Juste avant le réveillon 2009, Jeff Tavernier publiait sur son blog un billet intitulé 10 thèmes d’histoire-géo abordés dans Avatar (http://bit.ly/dgZGjJ). L’intitulé des thèmes était le suivant:
1. Le développement durable
2. Les grandes découvertes
3. La colonisation
4. L’exploitation des ressources énergétiques
5. La guerre du Vietnam
6. La géographie des réseaux
7. Histoire et anthropologie des religions
8. Le choc des civilisations
9. Les Etats-Unis
10. L’interdisciplinaire
11. La notion de frontière
Auxquels, Yoann Moreau, au début de l’année 2010, apportait un utile complément avec son billet intitulé: Avatar, l’absence du politique et son renouveau mystique (http://bit.ly/dgqRz3) et qui se concluait par
“James Cameron semble donc montrer une double vision du monde politique contemporain : son absence et son renouvellement possible/prévisible par la réactualisation des mythes. Cet aspect est redoutable, il doit je pense attirer notre attention et notre vigilance : l’intrication du politique et du religieux, dont les civilisations occidentales se sont extirpées avec peine, est remis à l’ordre du jour. Il se trouve que, dans le film, peut être subjugué par la beauté des corps, l’effet captivant de la 3D et le parti-pris narratif, on y adhère… sans réfléchir“
Tout récemment, sur combats.ch, Elisabeth Brindesi s’interroge à son tour
“Nous sommes tous (toutes) des Navis». Un slogan de 1968 rafraîchi et qui pourrait devenir le cri de ralliement des peuples colonisés. Avatar, qui pulvérise tous les records cinématographiques, deviendrait-il aussi un symbole mondial anticolonialiste et écologiste? (Avatar, symbole des luttes anticoloniales, http://bit.ly/chmJxA)“
Mais peut-être êtes-vous toujours convaincu que seul le documentaire historique présente un intérêt en classe d’histoire et dit «vrai». Dans ce cas-là, je vous engage à consulter Cinémadoc (http://culturevisuelle.org/cinemadoc/) ; ce blog est associé à l’atelier du Lhivic à l’EHESS, Les enjeux de la narrativité dans le cinéma dit documentaire coordonné par Rémy Besson. Après une première année consacrée à l’étude de La part de fiction dans le cinéma documentaire, cet atelier du Lhivic se propose “d’examiner la dimension narrative des récits documentaires. La démarche procède d’une problématique historienne, ouverte aux acquis de l’approche culturelle du cinéma. Les enjeux de la narrativité seront donc étudiés aussi bien en amont de la fabrication du documentaire (production, choix du réalisateur, etc.) qu’au niveau de son économie interne (structure du récit, dimension fictive, etc.) et en aval, lors de sa réception (construction du récit par la critique, la censure). Ces dimensions proprement cinématographiques s’articuleront toujours à un questionnement épistémologique et historiographique sur les écritures de l’histoire. (http://bit.ly/csoxiF)“
D’autre part, si le récit semble être à nouveau à l’honneur dans l’enseignement de l’histoire (à voir les programmes de classe de 6e en France), autant utiliser les récits qui font partie de l’univers de vos élèves lorsque l’occasion se présente. Histoire aussi de proposer des récits à interroger ou qui peuvent interroger les élèves sur le sens de la vérité et du point de vue en histoire.

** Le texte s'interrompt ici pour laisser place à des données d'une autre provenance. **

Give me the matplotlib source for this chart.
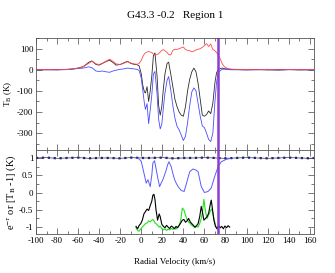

En outre, il faut sans doute replacer une telle démarche dans le sillage des préoccupations de Jim Cullens qui, dans un essai récent, s’interroge sur les questions de la lecture, de l’écriture et de la pensée historique dans Essaying the Past: How to Read, Write and Think about History. Sur History New Network, il offre une synthèse de ses réflexions relatives à l’enseignement de l’histoire au 21e siècle (History without Reading, http://hnn.us/articles/121490.html). A son lecteur, il propose en introduction
“Imagine, if you will, the study of history without reading. No primary source documents to ground a discussion. No monographic studies to situate a discourse. Not even a textbook for background information. How much a sense of the past could you possibly have ?“
Partant du principe que, si la préoccupation première des enseignant est d’enseigner à nos élèves à penser comme des historiens et de former des citoyens capables de lire, écrire et penser, nous ne réfléchissons ni suffisamment à ce que cela représente de lire pour un adolescent ou un jeune adulte en ce début du 21e siècle, ni au fait que l’alphabétisation visuelle (visual literacy) a, à bien des égards, supplanté l’alphabétisation de la lecture traditionnelle (literacy of traditional reading). Pour lui, deux éléments centraux sont à prendre en compte dans la manière de préparer et d’enseigner à cette génération:
– le recours à la technologie;
– faire visualiser et non raconter.
Pour lui, le premier élément est nécessaire, mais pas suffisant, car
“A Power Point presentation can be every bit as vacuous and boring as a teacher standing in front of a room and talking at people for 50 minutes. The problem is not one of information or a means of delivery. It’s one that’s been missing from too much history for too long: imagination.“
Conscient que les techniques qu’il propose n’ont rien de révolutionnaires, Jim Cullens s’appuie sur une conception en ligne de l’enseignement de l’histoire recourant à des sons, des images (fixes ou animées) et des simulations (jeux de rôle) développant en premier lieu l’imagination et l’imaginaire des élèves. L’objectif consiste de piquer l’intérêt des élèves pour que, dans un deuxième temps, ceux-ci aient envie d’en savoir plus (ou mieux) et s’engagent alors dans les lectures habituelles de l’historien. A la réserve que
“The odds are, however, that the way you’d go about this is not necessarily the way your mother or grandfather did. You’d do it online.“
Source de l’image:
http://shanemcauliffe.com/2009/09/the-inspiration-to-begin/
Cela ne serait rien d’autre qu’une histoire dans les nuages (cloud history), traduction dans notre domaine du concept de computer clouding (l’informatique dans les nuages, http://bit.ly/czyHde). Tout ceci ne manque pas de nous renvoyer aux Thèses sur les sciences historiques à l’ère digitale de Peter Haber, présentées dans ma chronique du numéro 108 : Le Web plus efficace que la classe ?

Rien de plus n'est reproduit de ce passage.